A Bamin não esconde o interesse em vencer a licitação. “A Fiol, que, com o Porto Sul, vai criar um novo corredor logístico na Bahia e no Nordeste do Brasil, é fundamental para o nosso negócio”, diz Alexandre Aigner, diretor financeiro e de relações institucionais da Bamin. “Nosso plano é usar esse corredor logístico para nossa produção de ferro de até 18 milhões de toneladas por ano, e esperamos desempenhar nossa parte para tornar a próxima concessão um sucesso.”

“A Fiol, com o Porto Sul, vai criar um novo corredor logístico na Bahia e no Nordeste do Brasil, o que é fundamental para o nosso negócio.”

Alexandre Aigner, diretor da Bahia Mineração

No trecho central da ferrovia, de 485 quilômetros, entre Barreiras (BA) e Caetité, já foram reservados R$ 410 milhões para a compra dos trilhos que faltam para conclusão do traçado. Esse dinheiro tem origem na renovação antecipada das concessões da Vale. Uma licitação internacional para compra dos trilhos - já que o Brasil não tem fábrica do material - será feita no início de 2021. Esse trecho está com 43% de execução física e tem hoje cerca de 1,5 mil funcionários da estatal Valec em seus canteiros de obra. É a conclusão deste segundo traçado que coloca o transporte ferroviário dentro do Matopiba. Se no primeiro trecho a prioridade é o minério, no segundo há o algodão, a soja e o milho.

“O Brasil está prestes a viver um novo ‘boom’ no setor ferroviário, graças à prorrogação antecipada das concessões. Isso é o que permitiu que parte dos recursos de nossa outorga seja usada ainda na compra de equipamentos para a Fiol”, diz Marcello Spinelli, diretor-executivo de ferrosos da Vale.
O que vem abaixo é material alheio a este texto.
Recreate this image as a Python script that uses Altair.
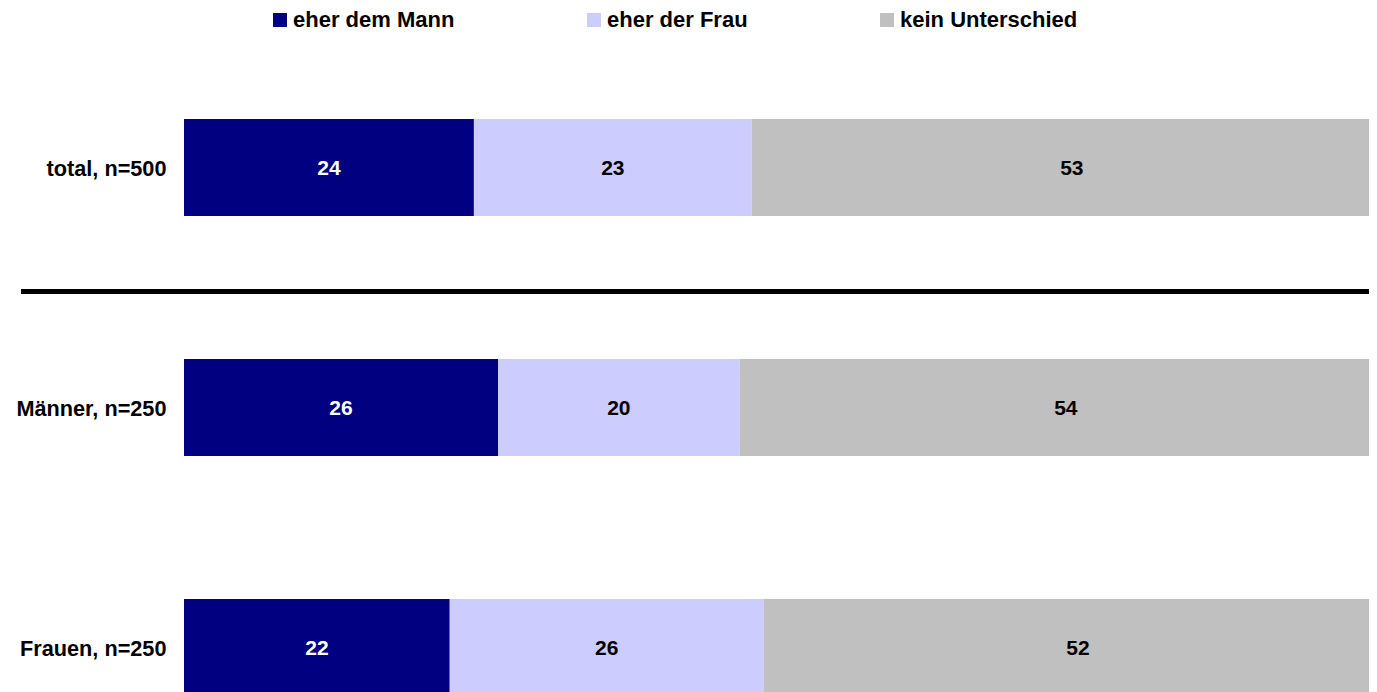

Para o terceiro lote da Fiol, o Ministério da Infraestrutura negocia mais uma parceria com o setor privado. O objetivo é firmar um acordo dentro da renovação antecipada da Ferrovia Centro-Atlântica (FCA). O objetivo é fazer com que um novo contrato viabilize a construção dessa “última milha” da ferrovia, conectando-se, finalmente, à malha da Norte-Sul. Apesar de o projeto atual prever que essa conexão ocorra no município de Figueirópolis (TO), o planejamento já considera que a ligação se dê na cidade de Mara Rosa, fechando uma conexão direta com a estrutura da Ferrovia do Centro-Oeste (Fico).

Um vez concluído, esse projeto dará vida à chamada “cruz ferroviária”, ao cortar a Ferrovia Norte-Sul com uma linha horizontal, de leste a oeste do País. Cria-se, ainda, a possibilidade de saída a partir de três portos por meio de ferrovias, com acessos aos terminais de Santos (SP), Itaqui (MA) e Ilhéus (BA).

“O investimento cruzado permite a realização de investimentos expressivos na malha ferroviária, mesmo neste contexto causado pela crise fiscal dos últimos anos e, agora, pela pandemia do coronavírus”, diz o diretor executivo da Associação Nacional dos Transportadores Ferroviários (ANTF), Fernando Paes. “Nesse momento do País, isso fica ainda mais necessário e urgente, seja sob o ponto de vista logístico, seja pelos impactos benéficos e imediatos dos investimentos. O resultado será maior equilíbrio da matriz de transporte de carga e efeitos sociais, com geração de emprego e renda.”